Artists, experienced network nomads, theoreticians, technologists and legal scholars will approach this year’s theme from quite different perspectives:
- What do we have at our disposal to counter the intrusions of control and surveillance technologies?
- How can the new cultural paradigms of Web 2.0 communities be made to generate social dynamics that can also display relevance in the real world?
- How can we prevent the loss of individual control over our digital personas?
- What sorts of new strategies are there to reinvent privacy in the transparent world of digital media?
- How can we shatter the pre-configured virtual public spheres of the entertainment industries and mold new ones ourselves?
- How can we bring the entire cultural diversity of our societies to bear in these newly emerging public, social realms?

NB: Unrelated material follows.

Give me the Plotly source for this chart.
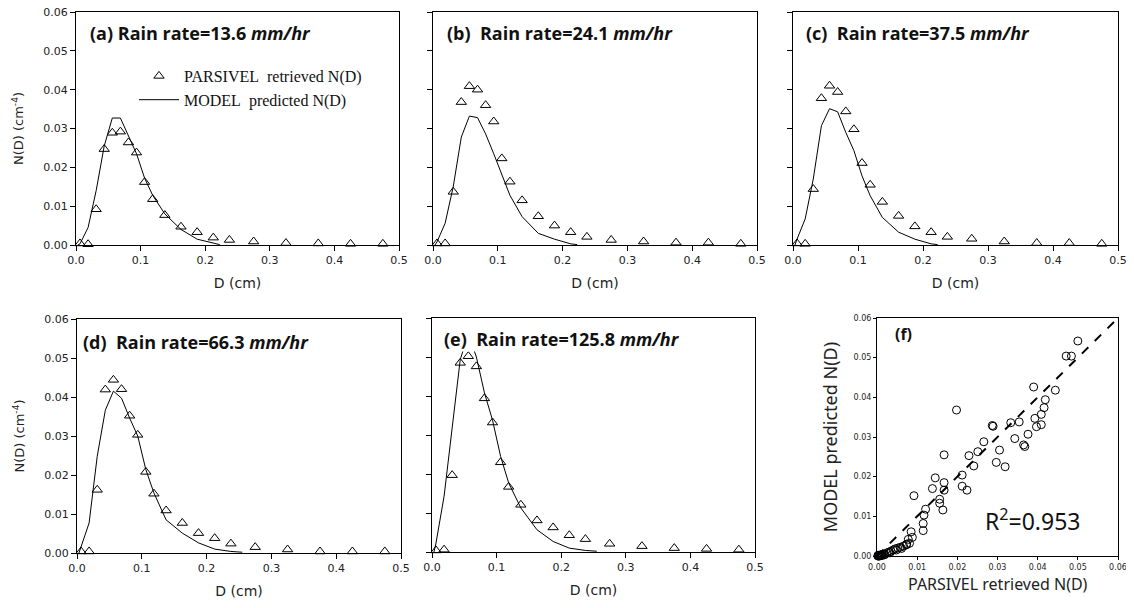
import plotly.graph_objects as go

# ---------------- DATA ----------------
D_BINS = [0.0062, 0.0187, 0.0312, 0.0437, 0.0562, 0.0687, 0.0812, 0.0937, 0.1062, 0.1187,
          0.1375, 0.1625, 0.1875, 0.2125, 0.2375, 0.275, 0.325, 0.375, 0.425, 0.475]

obs_a = [0.0004, 0.0002, 0.0092, 0.0247, 0.0289, 0.0292, 0.0264, 0.0238, 0.0162, 0.0118,
         0.0077, 0.0047, 0.0033, 0.0019, 0.0013, 0.0009, 0.0005, 0.0004, 0.0003, 0.0003]
obs_b = [0.0004, 0.0004, 0.0137, 0.0368, 0.0409, 0.0400, 0.0360, 0.0318, 0.0223, 0.0163,
         0.0115, 0.0074, 0.0050, 0.0033, 0.0021, 0.0013, 0.0009, 0.0006, 0.0006, 0.0003]
obs_c = [0.0004, 0.0003, 0.0144, 0.0378, 0.0410, 0.0394, 0.0344, 0.0298, 0.0211, 0.0155,
         0.0111, 0.0075, 0.0048, 0.0033, 0.0021, 0.0016, 0.0009, 0.0005, 0.0005, 0.0003]
obs_d = [0.0004, 0.0004, 0.0162, 0.0419, 0.0444, 0.0420, 0.0352, 0.0303, 0.0208, 0.0152,
         0.0109, 0.0077, 0.0051, 0.0038, 0.0024, 0.0015, 0.0009, 0.0004, 0.0004, 0.0004]
obs_e = [0.0004, 0.0006, 0.0197, 0.0485, 0.0502, 0.0476, 0.0394, 0.0332, 0.0230, 0.0167,
         0.0121, 0.0081, 0.0063, 0.0043, 0.0033, 0.0021, 0.0015, 0.0010, 0.0008, 0.0006]

MODEL_D_ABC = [0.003, 0.0062, 0.0187, 0.0312, 0.0437, 0.0562, 0.0687, 0.0812, 0.0937, 0.1062,
               0.1187, 0.1375, 0.1625, 0.1875, 0.2125, 0.2225]
MODEL_D_DE = [0.003, 0.0062, 0.0187, 0.0312, 0.0437, 0.0562, 0.0687, 0.0812, 0.0937, 0.1062,
              0.1187, 0.1375, 0.1625, 0.1875, 0.2125, 0.2375, 0.2550]

model_a = [0.0, 0.0003, 0.0045, 0.0140, 0.0255, 0.0327, 0.0327, 0.0282, 0.0235, 0.0172,
           0.0128, 0.0080, 0.0040, 0.0015, 0.0004, 0.0001]
model_b = [0.0, 0.0008, 0.0056, 0.0150, 0.0278, 0.0332, 0.0328, 0.0286, 0.0235, 0.0180,
           0.0128, 0.0073, 0.0030, 0.0015, 0.0003, 0.0001]
model_c = [0.0, 0.0015, 0.0067, 0.0170, 0.0307, 0.0351, 0.0343, 0.0290, 0.0243, 0.0178,
           0.0127, 0.0071, 0.0033, 0.0015, 0.0003, 0.0001]
model_d = [0.0, 0.0017, 0.0077, 0.0248, 0.0366, 0.0415, 0.0397, 0.0346, 0.0300, 0.0214,
           0.0154, 0.0085, 0.0051, 0.0026, 0.0010, 0.0004, 0.0002]
model_e = [0.0, 0.0023, 0.0143, 0.0314, 0.0493, 0.0560, 0.0500, 0.0408, 0.0338, 0.0245,
           0.0177, 0.0113, 0.0057, 0.0027, 0.0010, 0.0004, 0.0002]

rain_rates = ["13.6", "24.1", "37.5", "66.3", "125.8"]
panel_labels = ["(a)", "(b)", "(c)", "(d)", "(e)"]

# panel (f): PARSIVEL retrieved vs MODEL predicted
f_parsivel = [0.0500, 0.0471, 0.0484, 0.0390, 0.0444, 0.0419, 0.0416, 0.0409, 0.0393, 0.0409,
              0.0397, 0.0376, 0.0365, 0.0368, 0.0343, 0.0354, 0.0333, 0.0289, 0.0287, 0.0305,
              0.0297, 0.0319, 0.0266, 0.0251, 0.0229, 0.0241, 0.0212, 0.0212, 0.0224, 0.0198,
              0.0167, 0.0167, 0.0167, 0.0164, 0.0156, 0.0156, 0.0145, 0.0138, 0.0092, 0.0121,
              0.0117, 0.0115, 0.0115, 0.0085, 0.0088, 0.0081, 0.0073, 0.0061, 0.0048, 0.0032,
              0.0020, 0.0011, 0.0007, 0.0002, 0.0003, 0.0005, 0.0008, 0.0010, 0.0013, 0.0016,
              0.0025, 0.0030, 0.0035, 0.0040, 0.0045, 0.0052, 0.0058, 0.0066, 0.0074, 0.0078,
              0.0006, 0.0012, 0.0018, 0.0004, 0.0009]
f_model = [0.0542, 0.0504, 0.0504, 0.0426, 0.0418, 0.0394, 0.0374, 0.0357, 0.0347, 0.0331,
           0.0326, 0.0307, 0.0280, 0.0276, 0.0296, 0.0338, 0.0336, 0.0327, 0.0329, 0.0267,
           0.0236, 0.0225, 0.0288, 0.0263, 0.0253, 0.0227, 0.0204, 0.0176, 0.0166, 0.0368,
           0.0255, 0.0185, 0.0166, 0.0116, 0.0133, 0.0143, 0.0197, 0.0170, 0.0152, 0.0118,
           0.0103, 0.0082, 0.0064, 0.0061, 0.0047, 0.0032, 0.0028, 0.0019, 0.0015, 0.0008,
           0.0004, 0.0002, 0.0001, 0.0000, 0.0002, 0.0001, 0.0002, 0.0003, 0.0004, 0.0005,
           0.0008, 0.0010, 0.0012, 0.0015, 0.0018, 0.0020, 0.0022, 0.0025, 0.0030, 0.0042,
           0.0000, 0.0001, 0.0003, 0.0000, 0.0001]
one_to_one = [0.0, 0.06]
r2_text = "R<sup>2</sup>=0.953"
f_xtitle = "PARSIVEL retrieved N(D)"
f_ytitle = "MODEL predicted N(D)"

# ---------------- LAYOUT HELPERS ----------------
W, H = 1134, 608
OFF = 8  # default page body margin
def fx(p):
    return (p - OFF) / W
def fy(p):
    return 1 - (p - OFF) / H

# pixel boxes: (left, right, top, bottom)
boxes = [(76, 399, 12, 245), (433, 757, 12, 245), (793, 1118, 12, 245),
         (77, 401, 319, 553), (432, 755, 318, 552), (877, 1118, 318, 556)]

obs_list = [obs_a, obs_b, obs_c, obs_d, obs_e]
model_list = [model_a, model_b, model_c, model_d, model_e]
model_x_list = [MODEL_D_ABC, MODEL_D_ABC, MODEL_D_ABC, MODEL_D_DE, MODEL_D_DE]

fig = go.Figure()

for i in range(5):
    xa = "x" if i == 0 else f"x{i+1}"
    ya = "y" if i == 0 else f"y{i+1}"
    fig.add_trace(go.Scatter(
        x=D_BINS, y=obs_list[i], mode="markers", xaxis=xa, yaxis=ya,
        name="PARSIVEL\u00a0 retrieved N(D)", showlegend=(i == 0), cliponaxis=False,
        marker=dict(symbol="triangle-up-open", size=9, color="black", line=dict(width=1, color="black"))))
    fig.add_trace(go.Scatter(
        x=model_x_list[i], y=model_list[i], mode="lines", xaxis=xa, yaxis=ya,
        name="MODEL\u00a0 predicted N(D)", showlegend=(i == 0),
        line=dict(color="black", width=1)))

fig.add_trace(go.Scatter(
    x=one_to_one, y=one_to_one, mode="lines", xaxis="x6", yaxis="y6", showlegend=False,
    line=dict(color="black", width=2, dash="dash")))
fig.add_trace(go.Scatter(
    x=f_parsivel, y=f_model, mode="markers", xaxis="x6", yaxis="y6", showlegend=False,
    cliponaxis=False,
    marker=dict(symbol="circle-open", size=8, color="black", line=dict(width=1, color="black"))))

tick_font = dict(family="DejaVu Sans", size=11, color="#222")
ax_title_font = dict(family="DejaVu Sans", size=13, color="#222")
layout = dict(
    width=W, height=H, margin=dict(l=0, r=0, t=0, b=0, autoexpand=False),
    paper_bgcolor="white", plot_bgcolor="white",
    showlegend=True,
    legend=dict(x=fx(134), y=fy(59), xanchor="left", yanchor="top",
                font=dict(family="Liberation Serif, Times New Roman", size=16, color="#111"),
                bgcolor="rgba(0,0,0,0)", tracegroupgap=0, itemwidth=40),
)

for i, (l, r, t, b) in enumerate(boxes):
    xk = "xaxis" if i == 0 else f"xaxis{i+1}"
    yk = "yaxis" if i == 0 else f"yaxis{i+1}"
    ya_ref = "y" if i == 0 else f"y{i+1}"
    xa_ref = "x" if i == 0 else f"x{i+1}"
    common = dict(showline=True, linecolor="black", linewidth=1, mirror=True,
                  ticks="outside", tickwidth=1, tickcolor="black",
                  showgrid=False, zeroline=False, automargin=False,
                  ticklabeloverflow="allow")
    if i < 5:
        layout[xk] = dict(domain=[fx(l), fx(r)], anchor=ya_ref, range=[0, 0.5], ticklen=5,
                          dtick=0.1, tick0=0, tickformat=".1f", tickfont=tick_font,
                          title=dict(text="D (cm)", font=dict(family="DejaVu Sans", size=14, color="#222"),
                                     standoff=11),
                          **common)
        show_y = i in (0, 3)
        ydict = dict(domain=[fy(b), fy(t)], anchor=xa_ref, range=[0, 0.06], ticklen=5,
                     dtick=0.01, tick0=0, tickformat=".2f", tickfont=tick_font,
                     showticklabels=show_y, **common)
        if show_y:
            ydict["title"] = dict(text="N(D) (cm<sup>-4</sup>)", font=ax_title_font, standoff=16)
        layout[yk] = ydict
    else:
        small = dict(family="DejaVu Sans", size=8, color="#222")
        layout[xk] = dict(domain=[fx(l), fx(r)], anchor=ya_ref, range=[0, 0.06], ticklen=3,
                          dtick=0.01, tick0=0, tickformat=".2f", tickfont=small,
                          **common)
        layout[yk] = dict(domain=[fy(b), fy(t)], anchor=xa_ref, range=[0, 0.06], ticklen=3,
                          dtick=0.01, tick0=0, tickformat=".2f", tickfont=small,
                          title=dict(text=f_ytitle,
                                     font=dict(family="Noto Sans", size=18, color="#222"), standoff=11),
                          **common)

fig.update_layout(**layout)

# panel titles
title_pos = [(89, 33), (446, 33), (805, 33), (82, 342), (443, 339)]
for i in range(5):
    sep = " " if i == 0 else "\u00a0 "
    fig.add_annotation(
        xref="paper", yref="paper", x=fx(title_pos[i][0]), y=fy(title_pos[i][1]),
        xanchor="left", yanchor="middle", showarrow=False,
        text=f"<b>{panel_labels[i]}{sep}Rain rate={rain_rates[i]} <i>mm/hr</i></b>",
        font=dict(family="Open Sans", size=18, color="#111"),
        bgcolor="white", borderpad=0)

# x-axis title of panel (f), placed tight under its tick labels as in the original
fig.add_annotation(xref="x6 domain", yref="paper", x=0.5, y=fy(584), xanchor="center",
                   yanchor="middle", showarrow=False, text=f_xtitle,
                   font=dict(family="Noto Sans", size=16, color="#222"))
fig.add_annotation(xref="paper", yref="paper", x=fx(893), y=fy(334), xanchor="left",
                   yanchor="middle", showarrow=False, text="<b>(f)</b>",
                   font=dict(family="Open Sans", size=16, color="#111"))
fig.add_annotation(xref="x6", yref="y6", x=0.0388, y=0.0092, xanchor="center",
                   yanchor="middle", showarrow=False, text=r2_text,
                   font=dict(family="Noto Sans", size=23, color="#111"))

fig.write_html("out.html")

Regardless of whether this is a matter of the interior spaces and city squares of the real public sphere or the new public domain of digital networks-the network of cameras, biometric sensors, RFIDs, log files, Trojans, etc. is becoming ever more tightly woven. Immense databases and highly developed algorithms automatically interlinking and evaluating all these traces consummate this new dimension of surveillance. But it’s not just the depth of field and high resolution of this digital reconnaissance that’s significant in this context; it’s also the fact that access to the necessary technologies and the compiled data is increasingly shifting out of the purview of official state-authorities and into the hands of commercial and individual interests.
And we thus find ourselves once again in a state of peculiar ambivalence: Showcasing ones customized persona, staging ones own image is the order of the day. Go public and feature yourself or its GAME OVER! The individualization and personalization of online media once constituted a countervailing world juxtaposed to the formula-driven, homogenized public sphere of the electronic mass media, but in the age of Second Life,MySpace and YouTube, individualization is now mainstream and the search is afoot for the next upgrade, for what awaits us in the aftermath of the self-invention/self-promotion hype of the Web 2.0 epoch.

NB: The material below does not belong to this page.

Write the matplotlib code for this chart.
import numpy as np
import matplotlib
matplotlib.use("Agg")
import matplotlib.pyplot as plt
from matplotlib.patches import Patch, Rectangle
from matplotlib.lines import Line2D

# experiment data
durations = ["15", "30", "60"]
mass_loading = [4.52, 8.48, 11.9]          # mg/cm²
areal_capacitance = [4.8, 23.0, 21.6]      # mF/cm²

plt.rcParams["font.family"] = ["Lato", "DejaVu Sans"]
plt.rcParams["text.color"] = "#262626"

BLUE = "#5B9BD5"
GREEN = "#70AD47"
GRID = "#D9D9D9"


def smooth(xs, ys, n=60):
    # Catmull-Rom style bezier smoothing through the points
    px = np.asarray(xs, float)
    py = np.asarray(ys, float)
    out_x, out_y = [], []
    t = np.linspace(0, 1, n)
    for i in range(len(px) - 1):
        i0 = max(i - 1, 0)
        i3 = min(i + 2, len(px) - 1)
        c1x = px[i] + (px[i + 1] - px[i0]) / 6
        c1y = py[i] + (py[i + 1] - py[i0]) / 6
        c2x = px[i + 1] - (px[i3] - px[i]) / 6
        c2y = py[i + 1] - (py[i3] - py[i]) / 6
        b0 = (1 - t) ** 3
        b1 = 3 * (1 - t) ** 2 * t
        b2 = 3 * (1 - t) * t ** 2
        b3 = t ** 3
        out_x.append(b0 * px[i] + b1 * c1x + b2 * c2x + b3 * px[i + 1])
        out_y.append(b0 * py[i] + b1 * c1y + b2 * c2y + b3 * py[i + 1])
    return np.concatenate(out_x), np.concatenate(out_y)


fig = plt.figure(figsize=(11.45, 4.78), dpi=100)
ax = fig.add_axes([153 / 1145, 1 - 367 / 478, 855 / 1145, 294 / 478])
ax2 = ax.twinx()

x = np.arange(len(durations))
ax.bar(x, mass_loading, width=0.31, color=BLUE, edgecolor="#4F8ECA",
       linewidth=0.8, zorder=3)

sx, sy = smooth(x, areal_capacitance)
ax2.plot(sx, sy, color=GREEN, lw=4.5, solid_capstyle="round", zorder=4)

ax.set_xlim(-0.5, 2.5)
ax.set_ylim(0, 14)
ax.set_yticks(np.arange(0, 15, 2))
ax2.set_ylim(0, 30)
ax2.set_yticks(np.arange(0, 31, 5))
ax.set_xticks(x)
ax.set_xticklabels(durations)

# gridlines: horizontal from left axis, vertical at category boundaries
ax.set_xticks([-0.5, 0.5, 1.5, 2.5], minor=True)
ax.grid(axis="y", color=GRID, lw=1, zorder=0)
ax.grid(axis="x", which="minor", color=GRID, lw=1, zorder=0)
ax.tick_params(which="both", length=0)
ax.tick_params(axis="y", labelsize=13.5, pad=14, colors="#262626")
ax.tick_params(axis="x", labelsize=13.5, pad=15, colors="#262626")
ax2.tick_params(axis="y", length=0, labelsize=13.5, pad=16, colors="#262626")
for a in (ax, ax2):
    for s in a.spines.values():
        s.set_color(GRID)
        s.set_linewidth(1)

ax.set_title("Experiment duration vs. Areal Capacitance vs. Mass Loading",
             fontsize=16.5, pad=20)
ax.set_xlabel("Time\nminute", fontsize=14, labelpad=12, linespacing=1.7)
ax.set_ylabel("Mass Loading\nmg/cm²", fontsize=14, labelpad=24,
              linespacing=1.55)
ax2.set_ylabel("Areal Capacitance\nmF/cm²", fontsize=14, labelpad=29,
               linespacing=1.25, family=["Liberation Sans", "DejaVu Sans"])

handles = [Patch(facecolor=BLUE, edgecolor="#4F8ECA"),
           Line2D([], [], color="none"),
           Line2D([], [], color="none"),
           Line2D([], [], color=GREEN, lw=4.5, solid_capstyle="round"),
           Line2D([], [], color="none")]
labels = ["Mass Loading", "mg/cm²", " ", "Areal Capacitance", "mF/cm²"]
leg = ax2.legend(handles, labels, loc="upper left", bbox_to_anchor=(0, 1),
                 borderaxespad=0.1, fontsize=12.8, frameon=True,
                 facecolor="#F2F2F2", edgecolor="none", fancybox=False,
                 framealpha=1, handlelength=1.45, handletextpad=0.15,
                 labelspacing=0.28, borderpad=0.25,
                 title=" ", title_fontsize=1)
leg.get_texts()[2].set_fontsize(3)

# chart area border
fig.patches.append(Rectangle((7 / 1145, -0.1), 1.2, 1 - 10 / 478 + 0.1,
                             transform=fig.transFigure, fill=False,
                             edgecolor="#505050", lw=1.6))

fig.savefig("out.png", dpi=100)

Once we dismiss the cul-de-sac of a purely rejectionist stance and get on with the search for suitable forms of subculture, things start to get interesting indeed. After all, the Digital Revolution is something with which we’ve grown quite familiar, but what in the world might be in store when the Digital Rebellion breaks out?
Gerfried Stocker, Christine Schöpf
The 2007 Ars Electronica Symposium will be curated by Ina Zwerger and Armin Medosch.
Ina Zwergers is science editor at the ORF – Austrian Broadcasting Company’s radio station OE1.
Armin Medosch is an artist and author.
We publicize our view of the world and of ourselves in weblogs and at sites like Flickr,MySpace and YouTube.Many of the services that are being marketed under the banner of Web 2.0 are based on network linkup, exchange and the voluntary revelation of private information. With the emergence of this new “public life,” the value of that which is private has changed. Thus, there are indeed more and better forms of participation, but the staging of the private sphere before a mass public reduces the cultural status ascribed to it. At the same time, there's a bull market in detailed information about private individuals. The automatically analyzable data traces we leave behind give rise not only to new service industries but also to the architecture of surveillance and control. Figures, data and quantifiability have long since become conventional means of social selection and organization. Are we well on the way to a transparent society? Or is this hymn in praise of the new openness precisely what is paving the way for the abuse of power behind the scenes? This year’s Ars Electronica symposium will scrutinize this updated private sphere under the new conditions of terrorism and Web 2.0.
Ina Zwerger, Armin Medosch
Fundamental Rights in the Digital Age, September 5–6, 2007
One highlight of the 2007 Ars Electronica lineup is “Fundamental Rights in the Digital Age,” a conference being organized by the Association of Austrian Judges in cooperation with Ars Electronica. In accordance with Ars Electronica’s mission of fostering a wideranging discussion of current issues of great importance in art, technology and society, a transdisciplinary process of exchange among legal experts, IT specialists and artists will play a major role.